ABSTRACT: Antiseptic vaginal packing after vaginal hysterectomy with or without a pelvic floor repair has been routinely used in an attempt to reduce postoperative complications. It is believed that insertion of the pack into the vagina reduces postoperative bleeding and hematoma formation, as well as infectious morbidity. However, there are no data from controlled or uncontrolled studies that support routine use of vaginal packs. Moreover, anecdotal evidence suggesting that vaginal packing increases postoperative pain has led to a debate over overall benefits of packing; as a result, its routine use has decreased.
The primary aim of this double-blind randomized study was to determine the effect of vaginal packing following pelvic floor surgery on postoperative pain, bleeding, and infection. Subjects were 190 women undergoing vaginal hysterectomy and/or pelvic floor repair at a tertiary urogynecology unit. The short-form McGill Pain score was used to assess the main study outcome, postoperative pain at day 1. Secondary outcomes, infectious and hematologic postoperative morbidity, were assessed preoperatively and postoperatively at day 2 and at 6 weeks. To exclude pelvic hematoma, transvaginal ultrasound was performed at 6 weeks in all women who underwent vaginal hysterectomy. The mean age of the patients was 58.3 years (range, 27–91 years), mean body mass index was 27.4 kg/m2, and median parity was 3. Subjects were randomized into “pack” (n = 86) and “no pack” (n = 87) groups. Patient demographics were similar in the 2 groups.
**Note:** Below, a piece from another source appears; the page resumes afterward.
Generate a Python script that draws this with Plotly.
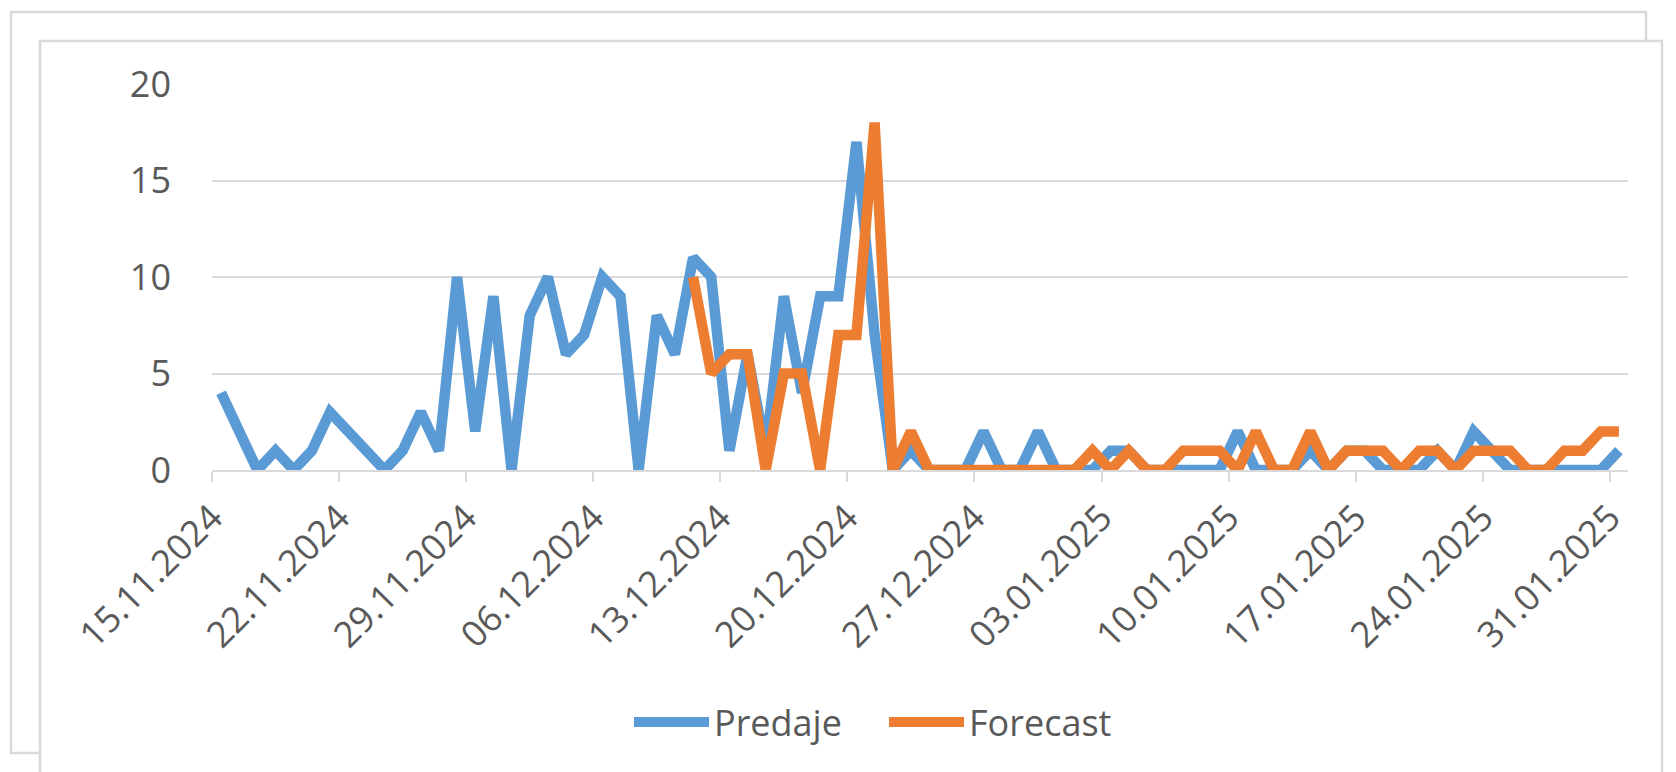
import pandas as pd
import plotly.graph_objects as go

# ---- data -------------------------------------------------------------
start_date = "2024-11-15"
end_date = "2025-01-31"
dates = pd.date_range(start_date, end_date, freq="D")

predaje = [4, 2, 0, 1, 0, 1, 3, 2, 1, 0,
           1, 3, 1, 10, 2, 9, 0, 8, 10, 6,
           7, 10, 9, 0, 8, 6, 11, 10, 1, 6,
           1, 9, 4, 9, 9, 17, 7, 0, 1, 0,
           0, 0, 2, 0, 0, 2, 0, 0, 0, 1,
           1, 0, 0, 0, 0, 0, 2, 0, 0, 0,
           1, 0, 1, 1, 0, 0, 0, 1, 0, 2,
           1, 0, 0, 0, 0, 0, 0, 1]

forecast_start = 26
forecast_vals = [10, 5, 6, 6, 0, 5, 5, 0, 7, 7, 18, 0, 2,
                 0, 0, 0, 0, 0, 0, 0, 0, 0,
                 1, 0, 1, 0, 0, 1, 1, 1, 0, 2,
                 0, 0, 2, 0, 1, 1, 1, 0, 1, 1,
                 0, 1, 1, 1, 0, 0, 1, 1, 2, 2]
forecast = [None] * forecast_start + forecast_vals

series_names = ["Predaje", "Forecast"]
series_colors = ["#5B9BD5", "#ED7D31"]

# ---- layout geometry ----------------------------------------------------
W, H = 1676, 772
L, R, T, B = 212, 48, 84, 302
PW, PH = W - L - R, H - T - B


def px(x):
    return (x - L) / PW


def py(y):
    return (H - B - y) / PH


# Excel date axis: each day occupies a slot, point in the middle of the slot
x_mid = dates + pd.Timedelta(hours=12)

fig = go.Figure()
for name, vals, col in zip(series_names, [predaje, forecast], series_colors):
    fig.add_trace(go.Scatter(
        x=x_mid, y=vals, mode="lines", name=name,
        line=dict(color=col, width=10.5),
        connectgaps=False,
    ))

grey = "#d9d9d9"
txt = "#595959"
font_family = "Open Sans"

shapes = [
    # outer (background) chart frame
    dict(type="rect", xref="paper", yref="paper",
         x0=px(11), x1=px(1646), y0=py(12), y1=py(753),
         line=dict(color=grey, width=2.5), fillcolor="white", layer="below"),
    # inner chart frame
    dict(type="rect", xref="paper", yref="paper",
         x0=px(40), x1=px(1662), y0=py(41), y1=py(820),
         line=dict(color=grey, width=2.5), fillcolor="white", layer="below"),
]

fig.update_layout(
    width=W, height=H,
    margin=dict(l=L, r=R, t=T, b=B, pad=0),
    paper_bgcolor="white", plot_bgcolor="white",
    font=dict(family=font_family, color=txt, size=36),
    showlegend=True,
    legend=dict(orientation="h", x=px(884), y=py(722),
                xanchor="center", yanchor="middle",
                font=dict(size=36, color=txt), bgcolor="rgba(0,0,0,0)",
                itemwidth=75, entrywidthmode="pixels", entrywidth=165),
    shapes=shapes,
)

fig.update_xaxes(
    type="date",
    range=[pd.Timestamp(start_date), pd.Timestamp(end_date) + pd.Timedelta(days=1)],
    tick0=pd.Timestamp(start_date), dtick=7 * 86400000,
    tickformat="%d.%m.%Y", tickangle=-45,
    ticks="outside", ticklen=10, tickwidth=2, tickcolor=grey,
    showline=True, linecolor=grey, linewidth=2,
    showgrid=False, zeroline=False,
    tickfont=dict(size=36, color=txt, family=font_family),
)

fig.update_yaxes(
    range=[0, 20], dtick=5, tick0=0,
    showgrid=True, gridcolor=grey, gridwidth=2,
    zeroline=False, showline=False, ticks="",
    ticklabelstandoff=40,
    tickfont=dict(size=36, color=txt, family=font_family),
)

fig.write_html("out.html", config={"displayModeBar": False},
               post_script="document.body.style.margin='0';")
There were no significant differences between groups in postoperative pain scores, secondary outcome measures, or in the incidence of hematoma formation (no pack 14.8% vs pack 7.3%, P = 0.204). No clinically significant complications occurred in the pack group; 3 occurred in the no-pack group.
The findings of this randomized controlled study provide no evidence that vaginal packing increases postoperative pain scores or morbidity. Because vaginal packing is safe and may provide benefits, it may be argued that packing should be recommended as routine clinical practice.